No special ordering or preprocessing is needed because the problem does not depend on arrangement, only on equality.
Worked Examples
We trace two inputs: one positive and one negative case.
Example 1: 1 1 1 1
| Step | a | b | c | d | Check result |
|---|---|---|---|---|---|
| 1 | 1 | 1 | 1 | 1 | all equal |
All comparisons succeed, so the algorithm outputs YES. This confirms the condition where a square exists trivially with all sides identical.
Example 2: 1 2 1 2
| Step | a | b | c | d | Check result |
|---|---|---|---|---|---|
| 1 | 1 | 2 | 1 | 2 | mismatch at first comparison |
The first inequality already fails since a != b, so the condition is false and the output is NO. This demonstrates that even balanced frequency distributions do not matter unless all values match exactly.
Complexity Analysis
| Measure | Complexity | Explanation |
|---|---|---|
| Time | O(t) | Each test case requires a constant number of comparisons between four integers |
| Space | O(1) | Only four integers are stored per test case |
The solution scales linearly with the number of test cases, which is optimal given up to 10^4 inputs. Each operation is constant-time, so the full program easily fits within limits.
Test Cases
import sys, io
def run(inp: str) -> str:
sys.stdin = io.StringIO(inp)
t = int(input())
out = []
for _ in range(t):
a, b, c, d = map(int, input().split())
out.append("YES" if a == b == c == d else "NO")
return "\n".join(out)
# provided samples
assert run("""7
1 2 3 4
1 1 1 1
2 2 2 2
1 2 1 2
1 1 5 5
5 5 5 5
4 10 5 9
""") == """NO
YES
YES
NO
NO
YES
NO"""
# custom cases
assert run("1\n1 1 1 1\n") == "YES"
assert run("1\n1 1 1 2\n") == "NO"
assert run("1\n10 10 10 10\n") == "YES"
assert run("1\n2 3 2 3\n") == "NO"
| Test input | Expected output | What it validates |
|---|---|---|
1 1 1 1 |
YES | minimum valid square |
1 1 1 2 |
NO | single mismatch breaks validity |
10 10 10 10 |
YES | max-value uniform case |
2 3 2 3 |
NO | balanced but unequal set fails |
Edge Cases
One subtle case is when three sticks are equal and one differs, such as 5 5 5 4. The algorithm compares sequentially: a == b == c == d fails at c == d, so it correctly outputs NO. This confirms that partial uniformity is insufficient.
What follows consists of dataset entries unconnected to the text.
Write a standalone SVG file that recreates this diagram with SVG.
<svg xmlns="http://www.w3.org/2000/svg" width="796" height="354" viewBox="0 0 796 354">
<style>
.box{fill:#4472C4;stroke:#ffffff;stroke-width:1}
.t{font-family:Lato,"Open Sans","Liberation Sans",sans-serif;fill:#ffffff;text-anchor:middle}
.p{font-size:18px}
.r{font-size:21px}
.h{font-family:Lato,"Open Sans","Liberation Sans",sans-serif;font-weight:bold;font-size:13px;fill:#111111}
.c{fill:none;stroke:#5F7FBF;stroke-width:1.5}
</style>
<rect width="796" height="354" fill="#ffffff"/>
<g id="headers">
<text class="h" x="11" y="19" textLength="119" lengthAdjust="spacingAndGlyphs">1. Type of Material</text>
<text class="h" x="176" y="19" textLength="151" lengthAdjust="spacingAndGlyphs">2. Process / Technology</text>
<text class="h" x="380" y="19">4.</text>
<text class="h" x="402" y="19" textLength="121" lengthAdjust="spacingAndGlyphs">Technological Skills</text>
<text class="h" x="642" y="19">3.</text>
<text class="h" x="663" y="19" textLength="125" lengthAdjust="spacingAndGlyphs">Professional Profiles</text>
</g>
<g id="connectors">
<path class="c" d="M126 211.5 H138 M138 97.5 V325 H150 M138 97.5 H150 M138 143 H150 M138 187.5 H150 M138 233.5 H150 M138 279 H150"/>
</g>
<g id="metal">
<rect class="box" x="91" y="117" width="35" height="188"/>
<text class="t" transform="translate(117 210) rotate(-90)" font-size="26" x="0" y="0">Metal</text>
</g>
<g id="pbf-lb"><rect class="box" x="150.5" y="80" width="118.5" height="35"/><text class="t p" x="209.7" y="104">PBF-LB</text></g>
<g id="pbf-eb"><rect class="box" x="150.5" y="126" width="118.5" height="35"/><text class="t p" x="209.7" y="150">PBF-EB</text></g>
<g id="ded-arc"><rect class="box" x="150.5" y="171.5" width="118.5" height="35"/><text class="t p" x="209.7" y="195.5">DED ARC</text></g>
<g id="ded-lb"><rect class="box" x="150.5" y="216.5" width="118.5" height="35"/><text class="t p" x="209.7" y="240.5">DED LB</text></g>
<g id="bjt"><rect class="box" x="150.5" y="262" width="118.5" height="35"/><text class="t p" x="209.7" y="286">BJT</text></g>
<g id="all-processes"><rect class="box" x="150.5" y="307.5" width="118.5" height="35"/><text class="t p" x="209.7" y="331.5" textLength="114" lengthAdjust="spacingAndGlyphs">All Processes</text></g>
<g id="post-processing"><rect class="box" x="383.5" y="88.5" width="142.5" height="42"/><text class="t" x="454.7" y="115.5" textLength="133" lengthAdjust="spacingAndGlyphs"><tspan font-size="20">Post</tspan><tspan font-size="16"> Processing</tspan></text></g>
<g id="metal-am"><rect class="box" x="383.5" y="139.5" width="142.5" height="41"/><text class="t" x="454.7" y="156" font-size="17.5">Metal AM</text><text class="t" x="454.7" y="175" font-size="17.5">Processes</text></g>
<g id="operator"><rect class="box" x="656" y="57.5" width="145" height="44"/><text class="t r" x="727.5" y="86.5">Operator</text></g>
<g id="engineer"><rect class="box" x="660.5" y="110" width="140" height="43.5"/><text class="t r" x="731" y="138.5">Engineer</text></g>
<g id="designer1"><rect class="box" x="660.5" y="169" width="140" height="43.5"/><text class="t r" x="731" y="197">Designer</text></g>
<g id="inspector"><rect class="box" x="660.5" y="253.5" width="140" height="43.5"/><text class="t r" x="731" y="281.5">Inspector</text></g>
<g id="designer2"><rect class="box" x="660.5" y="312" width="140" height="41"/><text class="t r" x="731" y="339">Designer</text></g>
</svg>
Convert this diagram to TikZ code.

Another case is alternating values like 2 3 2 3. Even though the multiset is balanced, the equality chain fails immediately at a == b, producing NO. This shows that frequency balance does not matter; structural equality is required.
A maximum-uniform case like 10 10 10 10 passes all comparisons cleanly, confirming that boundary values behave identically to small ones.